### WRITTEN INSTRUCTION:
Repeat every line of the data exactly, but not the pictures.

### DATASET EXTRACT:
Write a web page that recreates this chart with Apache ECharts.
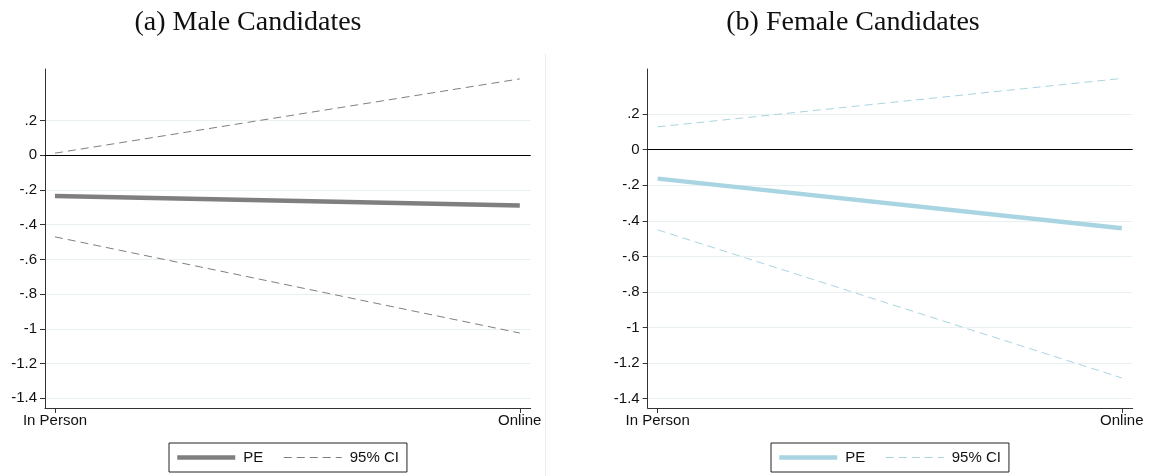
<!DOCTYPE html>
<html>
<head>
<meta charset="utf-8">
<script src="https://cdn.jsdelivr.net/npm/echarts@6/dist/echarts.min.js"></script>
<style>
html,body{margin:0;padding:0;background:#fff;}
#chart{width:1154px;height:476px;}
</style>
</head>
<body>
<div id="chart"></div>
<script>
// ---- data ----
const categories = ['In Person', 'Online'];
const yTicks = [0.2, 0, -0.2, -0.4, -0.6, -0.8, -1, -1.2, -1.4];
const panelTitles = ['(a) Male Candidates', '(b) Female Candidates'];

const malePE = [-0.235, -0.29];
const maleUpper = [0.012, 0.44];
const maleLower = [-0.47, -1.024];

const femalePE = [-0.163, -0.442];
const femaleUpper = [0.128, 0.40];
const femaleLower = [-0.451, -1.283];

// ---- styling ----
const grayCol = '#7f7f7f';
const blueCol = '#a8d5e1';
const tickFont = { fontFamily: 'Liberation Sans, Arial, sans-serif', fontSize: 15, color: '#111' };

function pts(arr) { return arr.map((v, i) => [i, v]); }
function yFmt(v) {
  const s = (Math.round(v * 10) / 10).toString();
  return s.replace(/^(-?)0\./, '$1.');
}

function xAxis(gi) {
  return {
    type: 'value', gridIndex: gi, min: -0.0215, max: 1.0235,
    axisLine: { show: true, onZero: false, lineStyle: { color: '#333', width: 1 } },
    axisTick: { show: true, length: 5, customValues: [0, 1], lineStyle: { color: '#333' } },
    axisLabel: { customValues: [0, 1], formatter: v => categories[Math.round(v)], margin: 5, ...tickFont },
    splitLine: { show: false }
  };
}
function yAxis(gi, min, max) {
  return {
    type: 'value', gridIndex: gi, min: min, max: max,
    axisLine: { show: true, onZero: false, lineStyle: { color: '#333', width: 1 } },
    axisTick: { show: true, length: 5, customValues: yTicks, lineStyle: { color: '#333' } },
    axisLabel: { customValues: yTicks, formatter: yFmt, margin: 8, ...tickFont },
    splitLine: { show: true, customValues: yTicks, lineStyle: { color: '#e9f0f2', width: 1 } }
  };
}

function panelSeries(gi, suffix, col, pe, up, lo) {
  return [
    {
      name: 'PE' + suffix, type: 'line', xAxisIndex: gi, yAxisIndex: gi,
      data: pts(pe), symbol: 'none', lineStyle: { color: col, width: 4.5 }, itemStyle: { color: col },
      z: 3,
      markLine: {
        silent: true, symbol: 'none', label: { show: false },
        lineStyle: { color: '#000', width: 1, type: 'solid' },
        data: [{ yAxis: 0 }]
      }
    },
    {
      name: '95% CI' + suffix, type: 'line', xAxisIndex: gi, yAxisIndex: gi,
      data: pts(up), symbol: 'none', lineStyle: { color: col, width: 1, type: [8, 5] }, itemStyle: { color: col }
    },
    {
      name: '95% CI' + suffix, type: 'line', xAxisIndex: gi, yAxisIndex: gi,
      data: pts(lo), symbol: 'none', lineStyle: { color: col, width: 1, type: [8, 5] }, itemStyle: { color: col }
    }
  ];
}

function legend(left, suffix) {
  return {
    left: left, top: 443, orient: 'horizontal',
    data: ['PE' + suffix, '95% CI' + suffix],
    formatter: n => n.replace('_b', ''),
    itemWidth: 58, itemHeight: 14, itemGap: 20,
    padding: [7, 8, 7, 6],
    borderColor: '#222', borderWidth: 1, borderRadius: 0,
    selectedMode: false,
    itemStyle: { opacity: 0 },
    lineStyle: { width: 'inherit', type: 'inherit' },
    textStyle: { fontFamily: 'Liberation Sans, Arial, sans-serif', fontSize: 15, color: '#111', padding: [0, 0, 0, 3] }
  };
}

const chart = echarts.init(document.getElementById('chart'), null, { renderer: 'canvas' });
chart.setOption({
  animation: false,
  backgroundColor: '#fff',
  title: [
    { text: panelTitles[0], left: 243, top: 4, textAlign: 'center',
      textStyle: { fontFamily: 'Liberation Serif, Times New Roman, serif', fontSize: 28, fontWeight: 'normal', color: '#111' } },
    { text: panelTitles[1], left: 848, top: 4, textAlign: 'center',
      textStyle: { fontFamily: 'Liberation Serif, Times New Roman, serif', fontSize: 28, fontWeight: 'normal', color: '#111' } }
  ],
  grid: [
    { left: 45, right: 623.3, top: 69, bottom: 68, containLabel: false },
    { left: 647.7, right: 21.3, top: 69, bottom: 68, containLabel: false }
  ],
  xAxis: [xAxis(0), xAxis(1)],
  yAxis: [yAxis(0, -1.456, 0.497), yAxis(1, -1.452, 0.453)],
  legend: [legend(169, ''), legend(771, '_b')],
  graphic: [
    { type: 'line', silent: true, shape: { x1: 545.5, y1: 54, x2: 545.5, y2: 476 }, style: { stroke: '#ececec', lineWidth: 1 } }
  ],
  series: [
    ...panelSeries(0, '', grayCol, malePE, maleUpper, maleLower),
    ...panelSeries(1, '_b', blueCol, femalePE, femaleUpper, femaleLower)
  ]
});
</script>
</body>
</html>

### FINISHED ANSWER:
Write a web page that recreates this chart with Apache ECharts.
<!DOCTYPE html>
<html>
<head>
<meta charset="utf-8">
<script src="https://cdn.jsdelivr.net/npm/echarts@6/dist/echarts.min.js"></script>
<style>
html,body{margin:0;padding:0;background:#fff;}
#chart{width:1154px;height:476px;}
</style>
</head>
<body>
<div id="chart"></div>
<script>
// ---- data ----
const categories = ['In Person', 'Online'];
const yTicks = [0.2, 0, -0.2, -0.4, -0.6, -0.8, -1, -1.2, -1.4];
const panelTitles = ['(a) Male Candidates', '(b) Female Candidates'];

const malePE = [-0.235, -0.29];
const maleUpper = [0.012, 0.44];
const maleLower = [-0.47, -1.024];

const femalePE = [-0.163, -0.442];
const femaleUpper = [0.128, 0.40];
const femaleLower = [-0.451, -1.283];

// ---- styling ----
const grayCol = '#7f7f7f';
const blueCol = '#a8d5e1';
const tickFont = { fontFamily: 'Liberation Sans, Arial, sans-serif', fontSize: 15, color: '#111' };

function pts(arr) { return arr.map((v, i) => [i, v]); }
function yFmt(v) {
  const s = (Math.round(v * 10) / 10).toString();
  return s.replace(/^(-?)0\./, '$1.');
}

function xAxis(gi) {
  return {
    type: 'value', gridIndex: gi, min: -0.0215, max: 1.0235,
    axisLine: { show: true, onZero: false, lineStyle: { color: '#333', width: 1 } },
    axisTick: { show: true, length: 5, customValues: [0, 1], lineStyle: { color: '#333' } },
    axisLabel: { customValues: [0, 1], formatter: v => categories[Math.round(v)], margin: 5, ...tickFont },
    splitLine: { show: false }
  };
}
function yAxis(gi, min, max) {
  return {
    type: 'value', gridIndex: gi, min: min, max: max,
    axisLine: { show: true, onZero: false, lineStyle: { color: '#333', width: 1 } },
    axisTick: { show: true, length: 5, customValues: yTicks, lineStyle: { color: '#333' } },
    axisLabel: { customValues: yTicks, formatter: yFmt, margin: 8, ...tickFont },
    splitLine: { show: true, customValues: yTicks, lineStyle: { color: '#e9f0f2', width: 1 } }
  };
}

function panelSeries(gi, suffix, col, pe, up, lo) {
  return [
    {
      name: 'PE' + suffix, type: 'line', xAxisIndex: gi, yAxisIndex: gi,
      data: pts(pe), symbol: 'none', lineStyle: { color: col, width: 4.5 }, itemStyle: { color: col },
      z: 3,
      markLine: {
        silent: true, symbol: 'none', label: { show: false },
        lineStyle: { color: '#000', width: 1, type: 'solid' },
        data: [{ yAxis: 0 }]
      }
    },
    {
      name: '95% CI' + suffix, type: 'line', xAxisIndex: gi, yAxisIndex: gi,
      data: pts(up), symbol: 'none', lineStyle: { color: col, width: 1, type: [8, 5] }, itemStyle: { color: col }
    },
    {
      name: '95% CI' + suffix, type: 'line', xAxisIndex: gi, yAxisIndex: gi,
      data: pts(lo), symbol: 'none', lineStyle: { color: col, width: 1, type: [8, 5] }, itemStyle: { color: col }
    }
  ];
}

function legend(left, suffix) {
  return {
    left: left, top: 443, orient: 'horizontal',
    data: ['PE' + suffix, '95% CI' + suffix],
    formatter: n => n.replace('_b', ''),
    itemWidth: 58, itemHeight: 14, itemGap: 20,
    padding: [7, 8, 7, 6],
    borderColor: '#222', borderWidth: 1, borderRadius: 0,
    selectedMode: false,
    itemStyle: { opacity: 0 },
    lineStyle: { width: 'inherit', type: 'inherit' },
    textStyle: { fontFamily: 'Liberation Sans, Arial, sans-serif', fontSize: 15, color: '#111', padding: [0, 0, 0, 3] }
  };
}

const chart = echarts.init(document.getElementById('chart'), null, { renderer: 'canvas' });
chart.setOption({
  animation: false,
  backgroundColor: '#fff',
  title: [
    { text: panelTitles[0], left: 243, top: 4, textAlign: 'center',
      textStyle: { fontFamily: 'Liberation Serif, Times New Roman, serif', fontSize: 28, fontWeight: 'normal', color: '#111' } },
    { text: panelTitles[1], left: 848, top: 4, textAlign: 'center',
      textStyle: { fontFamily: 'Liberation Serif, Times New Roman, serif', fontSize: 28, fontWeight: 'normal', color: '#111' } }
  ],
  grid: [
    { left: 45, right: 623.3, top: 69, bottom: 68, containLabel: false },
    { left: 647.7, right: 21.3, top: 69, bottom: 68, containLabel: false }
  ],
  xAxis: [xAxis(0), xAxis(1)],
  yAxis: [yAxis(0, -1.456, 0.497), yAxis(1, -1.452, 0.453)],
  legend: [legend(169, ''), legend(771, '_b')],
  graphic: [
    { type: 'line', silent: true, shape: { x1: 545.5, y1: 54, x2: 545.5, y2: 476 }, style: { stroke: '#ececec', lineWidth: 1 } }
  ],
  series: [
    ...panelSeries(0, '', grayCol, malePE, maleUpper, maleLower),
    ...panelSeries(1, '_b', blueCol, femalePE, femaleUpper, femaleLower)
  ]
});
</script>
</body>
</html>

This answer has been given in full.